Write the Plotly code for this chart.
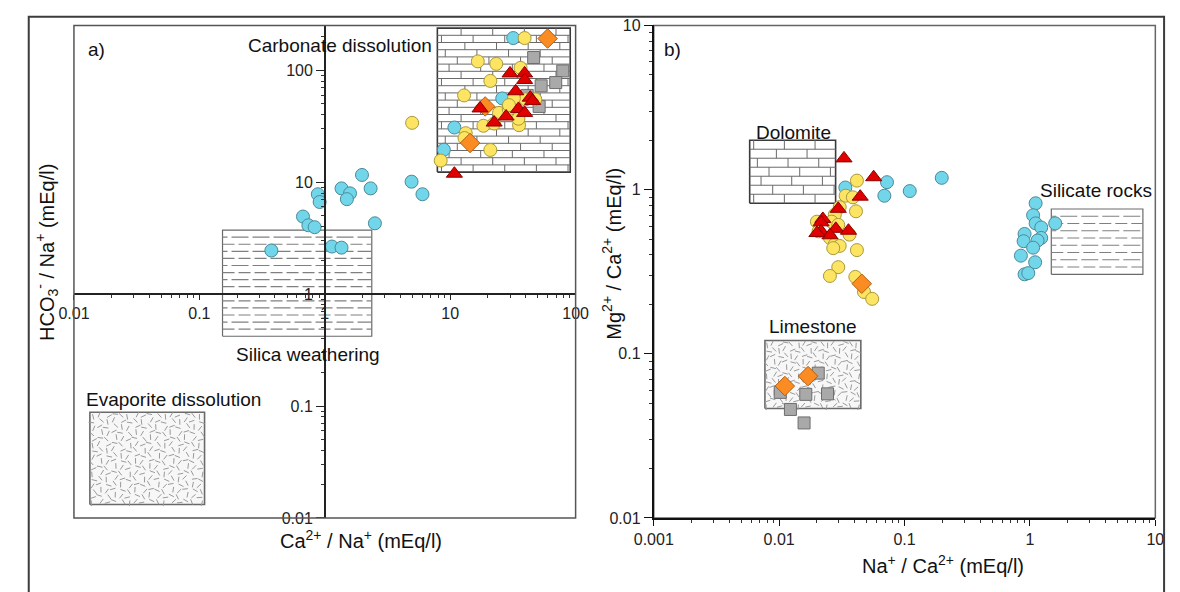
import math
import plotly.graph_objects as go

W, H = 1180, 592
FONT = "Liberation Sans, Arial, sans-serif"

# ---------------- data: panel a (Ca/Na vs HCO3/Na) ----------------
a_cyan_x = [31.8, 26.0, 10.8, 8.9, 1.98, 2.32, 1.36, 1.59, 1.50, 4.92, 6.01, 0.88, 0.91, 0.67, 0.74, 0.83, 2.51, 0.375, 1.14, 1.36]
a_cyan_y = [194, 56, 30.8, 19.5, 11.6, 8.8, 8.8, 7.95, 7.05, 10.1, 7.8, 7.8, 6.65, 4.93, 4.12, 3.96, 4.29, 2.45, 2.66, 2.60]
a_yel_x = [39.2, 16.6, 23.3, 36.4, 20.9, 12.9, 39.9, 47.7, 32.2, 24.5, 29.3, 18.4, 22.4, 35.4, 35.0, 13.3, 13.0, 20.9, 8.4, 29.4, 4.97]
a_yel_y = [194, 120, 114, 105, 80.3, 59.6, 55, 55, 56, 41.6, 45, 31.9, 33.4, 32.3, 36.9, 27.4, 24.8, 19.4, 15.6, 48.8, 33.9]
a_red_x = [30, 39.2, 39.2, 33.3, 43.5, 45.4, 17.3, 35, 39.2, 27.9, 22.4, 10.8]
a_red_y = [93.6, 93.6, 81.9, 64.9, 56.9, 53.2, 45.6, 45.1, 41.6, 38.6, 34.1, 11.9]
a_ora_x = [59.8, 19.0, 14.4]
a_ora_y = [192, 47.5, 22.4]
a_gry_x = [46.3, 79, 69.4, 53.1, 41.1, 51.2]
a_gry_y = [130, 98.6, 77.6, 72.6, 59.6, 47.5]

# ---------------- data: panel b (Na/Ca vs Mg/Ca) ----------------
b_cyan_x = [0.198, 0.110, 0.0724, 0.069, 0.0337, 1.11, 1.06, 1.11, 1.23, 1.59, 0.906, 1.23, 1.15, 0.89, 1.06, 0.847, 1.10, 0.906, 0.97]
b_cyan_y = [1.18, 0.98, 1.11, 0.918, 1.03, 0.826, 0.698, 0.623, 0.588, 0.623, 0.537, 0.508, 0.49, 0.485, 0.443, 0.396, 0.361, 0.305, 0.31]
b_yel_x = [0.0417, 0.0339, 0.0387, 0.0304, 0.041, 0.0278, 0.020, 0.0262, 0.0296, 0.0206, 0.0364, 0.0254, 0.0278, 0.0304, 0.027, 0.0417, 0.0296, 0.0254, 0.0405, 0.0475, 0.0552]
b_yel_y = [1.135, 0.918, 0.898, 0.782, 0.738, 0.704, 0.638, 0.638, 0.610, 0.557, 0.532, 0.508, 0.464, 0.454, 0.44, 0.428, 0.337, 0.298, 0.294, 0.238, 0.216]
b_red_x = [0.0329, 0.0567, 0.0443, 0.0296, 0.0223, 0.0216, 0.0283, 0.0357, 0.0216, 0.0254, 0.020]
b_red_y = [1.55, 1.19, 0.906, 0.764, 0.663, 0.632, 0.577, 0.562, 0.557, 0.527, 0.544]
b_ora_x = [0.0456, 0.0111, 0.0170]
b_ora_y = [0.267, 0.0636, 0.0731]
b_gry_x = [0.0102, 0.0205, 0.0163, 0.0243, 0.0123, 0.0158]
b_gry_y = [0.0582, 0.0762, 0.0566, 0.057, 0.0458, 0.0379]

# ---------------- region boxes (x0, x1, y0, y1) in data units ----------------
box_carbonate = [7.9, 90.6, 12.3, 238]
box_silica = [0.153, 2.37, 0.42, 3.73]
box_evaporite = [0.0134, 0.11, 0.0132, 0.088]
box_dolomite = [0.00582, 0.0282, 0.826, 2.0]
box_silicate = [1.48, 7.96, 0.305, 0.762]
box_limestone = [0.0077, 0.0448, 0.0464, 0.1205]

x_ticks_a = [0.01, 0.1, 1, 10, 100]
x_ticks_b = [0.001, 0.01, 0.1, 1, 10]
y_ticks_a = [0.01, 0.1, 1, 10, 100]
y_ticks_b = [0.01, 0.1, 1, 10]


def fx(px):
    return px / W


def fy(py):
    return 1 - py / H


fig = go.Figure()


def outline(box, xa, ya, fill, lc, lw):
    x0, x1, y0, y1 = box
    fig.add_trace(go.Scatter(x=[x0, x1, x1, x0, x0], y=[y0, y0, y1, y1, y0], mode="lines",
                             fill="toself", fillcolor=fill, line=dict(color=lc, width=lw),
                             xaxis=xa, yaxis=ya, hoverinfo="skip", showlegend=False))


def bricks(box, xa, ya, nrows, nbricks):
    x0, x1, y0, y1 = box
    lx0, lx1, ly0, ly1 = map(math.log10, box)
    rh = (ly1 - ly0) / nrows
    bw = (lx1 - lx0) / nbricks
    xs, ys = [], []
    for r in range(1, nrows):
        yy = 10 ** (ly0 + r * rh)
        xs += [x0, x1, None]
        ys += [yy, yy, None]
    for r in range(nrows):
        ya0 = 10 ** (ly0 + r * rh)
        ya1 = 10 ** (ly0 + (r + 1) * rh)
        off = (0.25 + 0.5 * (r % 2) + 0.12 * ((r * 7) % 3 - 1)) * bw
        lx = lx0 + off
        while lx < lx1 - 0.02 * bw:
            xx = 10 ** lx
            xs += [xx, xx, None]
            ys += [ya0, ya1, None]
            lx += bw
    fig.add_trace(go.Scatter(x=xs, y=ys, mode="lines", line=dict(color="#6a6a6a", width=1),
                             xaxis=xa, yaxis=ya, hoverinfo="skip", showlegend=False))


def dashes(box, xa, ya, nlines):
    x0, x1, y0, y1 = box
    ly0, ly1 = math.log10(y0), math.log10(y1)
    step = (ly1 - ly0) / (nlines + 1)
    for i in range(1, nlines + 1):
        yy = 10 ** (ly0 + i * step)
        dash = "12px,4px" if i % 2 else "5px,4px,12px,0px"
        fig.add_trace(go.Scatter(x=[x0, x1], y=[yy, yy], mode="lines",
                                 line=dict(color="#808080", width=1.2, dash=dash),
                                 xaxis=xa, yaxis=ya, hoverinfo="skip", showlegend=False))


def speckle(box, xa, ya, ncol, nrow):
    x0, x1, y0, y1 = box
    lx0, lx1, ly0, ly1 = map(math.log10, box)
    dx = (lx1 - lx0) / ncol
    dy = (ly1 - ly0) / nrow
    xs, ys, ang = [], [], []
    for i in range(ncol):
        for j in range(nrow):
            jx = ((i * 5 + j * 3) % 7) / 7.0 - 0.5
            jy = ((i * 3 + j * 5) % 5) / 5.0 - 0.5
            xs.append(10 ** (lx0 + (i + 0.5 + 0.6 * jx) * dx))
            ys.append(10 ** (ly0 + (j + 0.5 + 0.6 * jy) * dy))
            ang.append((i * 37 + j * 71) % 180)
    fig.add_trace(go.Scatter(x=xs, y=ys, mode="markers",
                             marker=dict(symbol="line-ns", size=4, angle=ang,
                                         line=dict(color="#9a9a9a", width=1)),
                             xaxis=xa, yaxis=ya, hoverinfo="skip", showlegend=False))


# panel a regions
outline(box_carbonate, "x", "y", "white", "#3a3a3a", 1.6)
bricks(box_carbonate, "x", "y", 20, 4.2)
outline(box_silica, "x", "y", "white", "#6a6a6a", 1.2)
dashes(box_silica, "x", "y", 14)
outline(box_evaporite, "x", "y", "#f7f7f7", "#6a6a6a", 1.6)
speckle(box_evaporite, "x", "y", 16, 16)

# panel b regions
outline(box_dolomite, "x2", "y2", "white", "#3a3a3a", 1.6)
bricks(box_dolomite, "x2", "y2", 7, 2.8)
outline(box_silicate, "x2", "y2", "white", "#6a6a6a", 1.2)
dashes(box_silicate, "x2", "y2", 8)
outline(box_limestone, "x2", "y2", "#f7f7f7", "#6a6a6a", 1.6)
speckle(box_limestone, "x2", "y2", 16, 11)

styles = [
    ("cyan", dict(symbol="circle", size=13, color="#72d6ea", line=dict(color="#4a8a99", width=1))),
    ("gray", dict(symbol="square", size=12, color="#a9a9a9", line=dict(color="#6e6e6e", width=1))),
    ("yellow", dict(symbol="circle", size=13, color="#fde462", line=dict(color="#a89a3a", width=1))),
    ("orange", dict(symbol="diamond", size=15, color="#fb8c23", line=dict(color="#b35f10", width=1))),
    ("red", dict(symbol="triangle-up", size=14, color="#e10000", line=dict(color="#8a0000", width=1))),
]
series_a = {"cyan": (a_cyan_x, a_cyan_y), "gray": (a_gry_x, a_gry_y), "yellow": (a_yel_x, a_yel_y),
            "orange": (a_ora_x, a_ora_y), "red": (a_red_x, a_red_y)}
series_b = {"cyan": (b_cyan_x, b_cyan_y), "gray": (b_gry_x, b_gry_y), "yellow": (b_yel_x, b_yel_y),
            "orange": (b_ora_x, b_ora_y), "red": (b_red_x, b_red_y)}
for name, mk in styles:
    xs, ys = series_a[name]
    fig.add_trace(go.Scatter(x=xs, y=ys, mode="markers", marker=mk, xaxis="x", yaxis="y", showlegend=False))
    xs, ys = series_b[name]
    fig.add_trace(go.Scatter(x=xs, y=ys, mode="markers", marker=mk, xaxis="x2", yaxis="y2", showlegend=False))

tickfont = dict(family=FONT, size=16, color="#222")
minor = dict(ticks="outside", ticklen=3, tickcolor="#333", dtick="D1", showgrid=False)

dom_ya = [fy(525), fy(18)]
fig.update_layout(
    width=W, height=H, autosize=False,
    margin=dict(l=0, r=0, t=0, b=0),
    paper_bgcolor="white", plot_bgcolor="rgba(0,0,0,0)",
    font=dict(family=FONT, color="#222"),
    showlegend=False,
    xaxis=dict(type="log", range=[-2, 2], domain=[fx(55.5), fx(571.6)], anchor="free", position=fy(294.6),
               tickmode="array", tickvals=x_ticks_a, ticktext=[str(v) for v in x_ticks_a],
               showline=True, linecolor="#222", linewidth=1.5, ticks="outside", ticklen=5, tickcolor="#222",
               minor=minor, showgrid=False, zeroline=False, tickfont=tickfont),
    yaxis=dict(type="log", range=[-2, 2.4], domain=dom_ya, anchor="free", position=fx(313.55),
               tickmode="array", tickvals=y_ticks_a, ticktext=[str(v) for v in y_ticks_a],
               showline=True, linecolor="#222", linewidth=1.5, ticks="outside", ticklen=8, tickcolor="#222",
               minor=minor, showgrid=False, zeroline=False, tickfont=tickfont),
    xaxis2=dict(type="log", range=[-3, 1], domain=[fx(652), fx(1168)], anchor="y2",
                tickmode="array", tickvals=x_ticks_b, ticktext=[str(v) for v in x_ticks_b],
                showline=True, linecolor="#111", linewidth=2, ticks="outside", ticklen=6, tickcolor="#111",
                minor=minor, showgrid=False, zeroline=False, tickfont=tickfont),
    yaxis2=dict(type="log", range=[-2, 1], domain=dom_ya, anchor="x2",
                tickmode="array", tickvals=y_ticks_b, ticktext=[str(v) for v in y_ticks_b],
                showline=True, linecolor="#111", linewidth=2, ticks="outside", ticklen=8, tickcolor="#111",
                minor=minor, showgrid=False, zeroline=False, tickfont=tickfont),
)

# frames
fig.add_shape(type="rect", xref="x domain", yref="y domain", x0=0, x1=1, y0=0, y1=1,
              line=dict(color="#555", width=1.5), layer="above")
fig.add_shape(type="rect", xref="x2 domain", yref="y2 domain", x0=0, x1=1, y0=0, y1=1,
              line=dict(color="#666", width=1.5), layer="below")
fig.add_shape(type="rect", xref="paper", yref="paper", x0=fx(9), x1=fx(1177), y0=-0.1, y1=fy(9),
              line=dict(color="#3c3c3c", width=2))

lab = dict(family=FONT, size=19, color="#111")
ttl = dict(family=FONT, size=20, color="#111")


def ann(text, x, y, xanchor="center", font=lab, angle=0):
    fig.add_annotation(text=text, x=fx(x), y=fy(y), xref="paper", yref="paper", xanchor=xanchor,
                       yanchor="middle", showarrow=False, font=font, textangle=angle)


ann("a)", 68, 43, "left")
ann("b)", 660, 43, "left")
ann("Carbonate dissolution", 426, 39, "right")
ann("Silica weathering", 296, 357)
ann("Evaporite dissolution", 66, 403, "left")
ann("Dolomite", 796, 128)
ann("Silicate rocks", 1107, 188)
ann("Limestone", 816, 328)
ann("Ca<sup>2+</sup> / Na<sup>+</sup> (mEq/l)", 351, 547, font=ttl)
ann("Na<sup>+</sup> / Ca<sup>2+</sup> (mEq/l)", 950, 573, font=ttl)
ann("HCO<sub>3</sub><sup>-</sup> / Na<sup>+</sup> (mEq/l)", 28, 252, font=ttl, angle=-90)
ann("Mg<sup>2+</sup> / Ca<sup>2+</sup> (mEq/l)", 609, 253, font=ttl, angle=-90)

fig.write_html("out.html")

*EXERCISE DIRECTIONS*
Without the pictures, please reproduce each line of the listing above exactly, from the first one through the line bearing "a_gry_y = [130, 98.6, 77.6, 72.6, 59.6, 47.5]".

*RESPONSE*
Write the Plotly code for this chart.
import math
import plotly.graph_objects as go

W, H = 1180, 592
FONT = "Liberation Sans, Arial, sans-serif"

# ---------------- data: panel a (Ca/Na vs HCO3/Na) ----------------
a_cyan_x = [31.8, 26.0, 10.8, 8.9, 1.98, 2.32, 1.36, 1.59, 1.50, 4.92, 6.01, 0.88, 0.91, 0.67, 0.74, 0.83, 2.51, 0.375, 1.14, 1.36]
a_cyan_y = [194, 56, 30.8, 19.5, 11.6, 8.8, 8.8, 7.95, 7.05, 10.1, 7.8, 7.8, 6.65, 4.93, 4.12, 3.96, 4.29, 2.45, 2.66, 2.60]
a_yel_x = [39.2, 16.6, 23.3, 36.4, 20.9, 12.9, 39.9, 47.7, 32.2, 24.5, 29.3, 18.4, 22.4, 35.4, 35.0, 13.3, 13.0, 20.9, 8.4, 29.4, 4.97]
a_yel_y = [194, 120, 114, 105, 80.3, 59.6, 55, 55, 56, 41.6, 45, 31.9, 33.4, 32.3, 36.9, 27.4, 24.8, 19.4, 15.6, 48.8, 33.9]
a_red_x = [30, 39.2, 39.2, 33.3, 43.5, 45.4, 17.3, 35, 39.2, 27.9, 22.4, 10.8]
a_red_y = [93.6, 93.6, 81.9, 64.9, 56.9, 53.2, 45.6, 45.1, 41.6, 38.6, 34.1, 11.9]
a_ora_x = [59.8, 19.0, 14.4]
a_ora_y = [192, 47.5, 22.4]
a_gry_x = [46.3, 79, 69.4, 53.1, 41.1, 51.2]
a_gry_y = [130, 98.6, 77.6, 72.6, 59.6, 47.5]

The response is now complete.